A Distributed Particle-PHD Filter with Arithmetic-Average PHD Fusion
Tiancheng Li, Franz Hlawatsch

TL;DR
This paper introduces a novel distributed particle-PHD filter that employs arithmetic-average fusion and efficient Gaussian mixture conversions, achieving high performance with low communication and computational costs in multi-target tracking.
Contribution
It presents a new distributed particle-PHD filtering approach using arithmetic-average fusion and significance-based GM pruning, improving efficiency and scalability.
Findings
Demonstrates excellent tracking performance in simulations.
Reduces communication and computation requirements.

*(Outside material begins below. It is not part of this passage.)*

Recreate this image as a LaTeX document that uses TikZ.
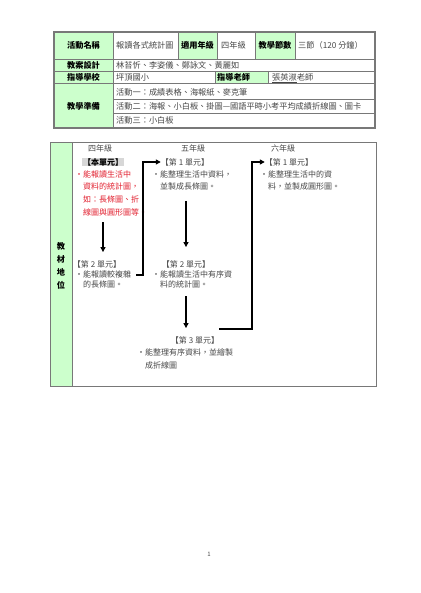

Enables parallel processing of filtering and fusion steps.
Abstract
We propose a particle-based distributed PHD filter for tracking an unknown, time-varying number of targets. To reduce communication, the local PHD filters at neighboring sensors communicate Gaussian mixture (GM) parameters. In contrast to most existing distributed PHD filters, our filter employs an `arithmetic average' fusion. For particles--GM conversion, we use a method that avoids particle clustering and enables a significance-based pruning of the GM components. For GM--particles conversion, we develop an importance sampling based method that enables a parallelization of filtering and dissemination/fusion operations. The proposed distributed particle-PHD filter is able to integrate GM-based local PHD filters. Simulations demonstrate the excellent performance and small communication and computation requirements of our filter.